WILMINGTON — Ultimately public support and not words on paper — even if they’re in the U.S. Constitution — is what ensures the freedom to speak your mind.
That’s a lesson Larry Gara, Wilmington College emeritus professor of history, learned from his experiences as an absolute pacifist during World War II. Gara gave the 23rd annual WC/Daughters of American Colonists History Lecture to an audience Wednesday that largely filled the McCoy Room of Kelly Center.
He related a series of personal experiences from when he was a young man of military draft age, and from when he first sought to teach history for a living. He also mentioned examples in U.S. history of people put behind bars for speaking or writing opinions or for assembling peaceably — all of which are expressly protected in the First Amendment.
In addition, he pointed to contemporary cases that show the First Amendment is not always enough to allow free expression.

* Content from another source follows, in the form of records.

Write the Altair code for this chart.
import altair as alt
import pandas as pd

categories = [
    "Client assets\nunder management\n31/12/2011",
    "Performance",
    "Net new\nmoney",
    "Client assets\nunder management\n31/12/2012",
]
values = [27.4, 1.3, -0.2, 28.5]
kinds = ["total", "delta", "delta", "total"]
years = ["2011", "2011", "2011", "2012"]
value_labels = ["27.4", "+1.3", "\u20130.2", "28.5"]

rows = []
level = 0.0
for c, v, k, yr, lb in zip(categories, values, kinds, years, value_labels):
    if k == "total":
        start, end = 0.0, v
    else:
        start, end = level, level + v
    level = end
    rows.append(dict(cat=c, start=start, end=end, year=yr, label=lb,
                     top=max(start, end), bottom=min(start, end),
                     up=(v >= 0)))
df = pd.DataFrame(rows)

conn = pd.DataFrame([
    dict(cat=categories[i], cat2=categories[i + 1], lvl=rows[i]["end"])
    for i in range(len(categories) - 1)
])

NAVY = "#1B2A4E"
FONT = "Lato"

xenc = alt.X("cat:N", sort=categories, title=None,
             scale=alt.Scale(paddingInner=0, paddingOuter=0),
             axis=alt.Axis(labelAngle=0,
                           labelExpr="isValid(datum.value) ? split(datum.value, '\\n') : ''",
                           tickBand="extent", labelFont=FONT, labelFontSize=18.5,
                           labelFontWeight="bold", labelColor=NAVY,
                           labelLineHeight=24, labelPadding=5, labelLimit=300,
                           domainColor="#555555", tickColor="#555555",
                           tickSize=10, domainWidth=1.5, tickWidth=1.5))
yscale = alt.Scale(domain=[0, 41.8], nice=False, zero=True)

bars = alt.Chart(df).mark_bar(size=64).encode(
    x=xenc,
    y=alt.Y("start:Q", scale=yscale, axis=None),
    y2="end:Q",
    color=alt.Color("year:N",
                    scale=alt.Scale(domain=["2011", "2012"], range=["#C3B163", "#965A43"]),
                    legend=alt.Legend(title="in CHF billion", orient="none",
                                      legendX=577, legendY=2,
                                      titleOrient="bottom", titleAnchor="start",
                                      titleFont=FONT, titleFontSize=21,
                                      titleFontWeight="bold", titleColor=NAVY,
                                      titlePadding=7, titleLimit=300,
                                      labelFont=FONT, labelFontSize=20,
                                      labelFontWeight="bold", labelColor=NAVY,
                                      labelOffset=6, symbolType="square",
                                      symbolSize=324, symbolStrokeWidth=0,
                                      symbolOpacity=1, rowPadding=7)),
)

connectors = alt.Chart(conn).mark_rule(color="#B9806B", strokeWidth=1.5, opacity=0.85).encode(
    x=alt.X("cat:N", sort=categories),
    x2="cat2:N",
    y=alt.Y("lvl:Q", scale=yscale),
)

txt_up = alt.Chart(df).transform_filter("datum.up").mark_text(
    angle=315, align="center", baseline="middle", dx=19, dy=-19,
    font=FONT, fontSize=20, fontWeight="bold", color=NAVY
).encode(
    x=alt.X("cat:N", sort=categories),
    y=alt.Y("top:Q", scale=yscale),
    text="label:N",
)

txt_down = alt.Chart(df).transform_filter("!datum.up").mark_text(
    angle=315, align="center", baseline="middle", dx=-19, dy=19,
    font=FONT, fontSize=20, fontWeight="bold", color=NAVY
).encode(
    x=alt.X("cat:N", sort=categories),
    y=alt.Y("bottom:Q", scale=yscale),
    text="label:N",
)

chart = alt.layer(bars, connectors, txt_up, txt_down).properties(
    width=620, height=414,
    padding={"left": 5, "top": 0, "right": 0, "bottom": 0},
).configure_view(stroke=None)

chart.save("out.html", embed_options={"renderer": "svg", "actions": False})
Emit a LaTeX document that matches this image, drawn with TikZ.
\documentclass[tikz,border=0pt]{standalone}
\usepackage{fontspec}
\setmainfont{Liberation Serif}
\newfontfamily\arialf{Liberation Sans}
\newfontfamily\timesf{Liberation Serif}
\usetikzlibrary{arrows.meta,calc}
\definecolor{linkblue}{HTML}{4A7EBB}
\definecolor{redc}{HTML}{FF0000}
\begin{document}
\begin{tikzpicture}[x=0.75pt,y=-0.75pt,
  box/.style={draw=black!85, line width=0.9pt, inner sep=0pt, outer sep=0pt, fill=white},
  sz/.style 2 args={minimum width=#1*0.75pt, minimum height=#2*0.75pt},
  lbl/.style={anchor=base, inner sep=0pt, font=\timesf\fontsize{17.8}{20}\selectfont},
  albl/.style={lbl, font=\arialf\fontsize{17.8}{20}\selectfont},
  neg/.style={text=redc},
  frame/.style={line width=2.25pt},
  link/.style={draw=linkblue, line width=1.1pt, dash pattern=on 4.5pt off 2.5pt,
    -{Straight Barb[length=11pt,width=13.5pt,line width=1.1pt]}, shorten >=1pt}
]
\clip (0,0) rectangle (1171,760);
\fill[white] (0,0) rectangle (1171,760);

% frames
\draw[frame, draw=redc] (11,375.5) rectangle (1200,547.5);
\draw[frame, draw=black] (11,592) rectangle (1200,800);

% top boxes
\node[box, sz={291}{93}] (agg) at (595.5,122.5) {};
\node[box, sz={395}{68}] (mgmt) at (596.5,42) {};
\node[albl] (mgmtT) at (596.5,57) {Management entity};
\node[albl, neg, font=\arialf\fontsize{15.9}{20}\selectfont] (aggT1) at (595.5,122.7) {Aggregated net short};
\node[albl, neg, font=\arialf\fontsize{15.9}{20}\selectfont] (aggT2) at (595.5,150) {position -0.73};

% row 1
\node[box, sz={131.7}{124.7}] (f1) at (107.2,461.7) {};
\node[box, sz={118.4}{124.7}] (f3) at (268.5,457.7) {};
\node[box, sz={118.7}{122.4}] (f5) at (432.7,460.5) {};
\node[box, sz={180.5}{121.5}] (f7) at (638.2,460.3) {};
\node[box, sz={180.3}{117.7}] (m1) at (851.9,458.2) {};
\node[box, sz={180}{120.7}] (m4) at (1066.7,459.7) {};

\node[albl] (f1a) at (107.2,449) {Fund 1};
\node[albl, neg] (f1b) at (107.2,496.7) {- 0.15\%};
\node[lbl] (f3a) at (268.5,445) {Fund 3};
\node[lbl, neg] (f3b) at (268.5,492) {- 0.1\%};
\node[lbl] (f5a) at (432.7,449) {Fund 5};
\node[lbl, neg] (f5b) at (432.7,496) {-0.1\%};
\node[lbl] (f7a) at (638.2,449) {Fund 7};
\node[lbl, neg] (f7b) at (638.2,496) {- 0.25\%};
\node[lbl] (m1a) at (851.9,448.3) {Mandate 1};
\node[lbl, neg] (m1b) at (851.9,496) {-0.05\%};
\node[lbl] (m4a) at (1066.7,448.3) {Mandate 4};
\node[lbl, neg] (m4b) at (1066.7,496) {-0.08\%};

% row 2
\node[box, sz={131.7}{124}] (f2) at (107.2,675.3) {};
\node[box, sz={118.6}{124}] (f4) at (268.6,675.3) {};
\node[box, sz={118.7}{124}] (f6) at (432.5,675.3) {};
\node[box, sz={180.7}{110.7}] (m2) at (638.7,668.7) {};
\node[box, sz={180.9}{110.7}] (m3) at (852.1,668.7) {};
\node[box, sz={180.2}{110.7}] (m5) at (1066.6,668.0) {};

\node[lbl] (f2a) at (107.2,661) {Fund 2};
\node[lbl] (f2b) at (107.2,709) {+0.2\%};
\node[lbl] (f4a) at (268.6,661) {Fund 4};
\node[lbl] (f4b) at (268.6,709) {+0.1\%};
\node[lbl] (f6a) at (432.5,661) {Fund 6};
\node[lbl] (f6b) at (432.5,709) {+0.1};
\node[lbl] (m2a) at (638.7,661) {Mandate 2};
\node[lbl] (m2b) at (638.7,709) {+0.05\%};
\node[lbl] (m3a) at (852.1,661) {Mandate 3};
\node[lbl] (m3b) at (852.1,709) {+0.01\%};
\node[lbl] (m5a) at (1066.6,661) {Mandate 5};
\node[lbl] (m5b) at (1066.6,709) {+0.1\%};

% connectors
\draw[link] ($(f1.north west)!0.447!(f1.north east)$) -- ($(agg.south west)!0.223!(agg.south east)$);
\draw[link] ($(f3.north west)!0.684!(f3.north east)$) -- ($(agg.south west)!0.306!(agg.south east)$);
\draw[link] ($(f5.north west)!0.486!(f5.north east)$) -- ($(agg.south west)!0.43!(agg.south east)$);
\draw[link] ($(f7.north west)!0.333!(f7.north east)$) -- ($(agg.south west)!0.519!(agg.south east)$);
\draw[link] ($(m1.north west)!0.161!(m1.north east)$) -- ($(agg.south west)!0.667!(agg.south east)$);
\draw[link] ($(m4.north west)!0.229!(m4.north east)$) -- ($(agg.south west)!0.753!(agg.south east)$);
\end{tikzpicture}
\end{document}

Recently, the Oklahoma Legislature voted to ban high school advanced placement classes in U.S. history because, according to the bill’s sponsor, they only teach what is bad about America, Gara said.
And there are a number of Catholic activists, mostly nuns, in prison today because as a protest they entered a missile base and sprinkled blood on missiles, according to Gara.
Despite his experience, he said he is grateful for the Bill of Rights — the first 10 constitutional amendments. And when students asked during his teaching days what he liked about the United States, he recalled Wednesday he would reply “the Constitution, especially the Bill of Rights.”
In his lecture titled “The Constitution, Freedom of Speech and the Historian,” Gara said those “who teach and write history are especially vulnerable to criticism from individuals and special interest groups — criticism that affects our freedom to teach and even at times to speak.”
As detailed in an Associated Press report in Thursday’s News Journal, he was fired from Grove City College in 1962 for his views, and recently received a formal apology from the institution.
The firing meant Gara had to seek elsewhere for a teaching job and he was selected for one at Wilmington College. The then-president of Wilmington College, James Reed, a historian himself, encouraged Gara to be a part-time activist as well as a teacher and writer.
He taught there full-time from 1962 until retiring in 1992. The college, Gara said, was an ideal place to work.
Following the Wednesday talk and before a question-and-answer session, Professor of History Ed Agran announced the lecture series will be renamed, starting next year, the Larry and Lenna Mae Gara Annual History Lecture. Lenna Mae is Larry’s wife, and a writer and activist.
Larry Gara posted on his Facebook page, “Last night was both overwhelming and humbling. Instead of the very small audience I expected, the room was full of attentive and kind people. Lenna Mae and I were totally surprised when Ed Agran announced that the annual lecture would be renamed the Larry and Lenna Mae lecture. We appreciate all who were involved.”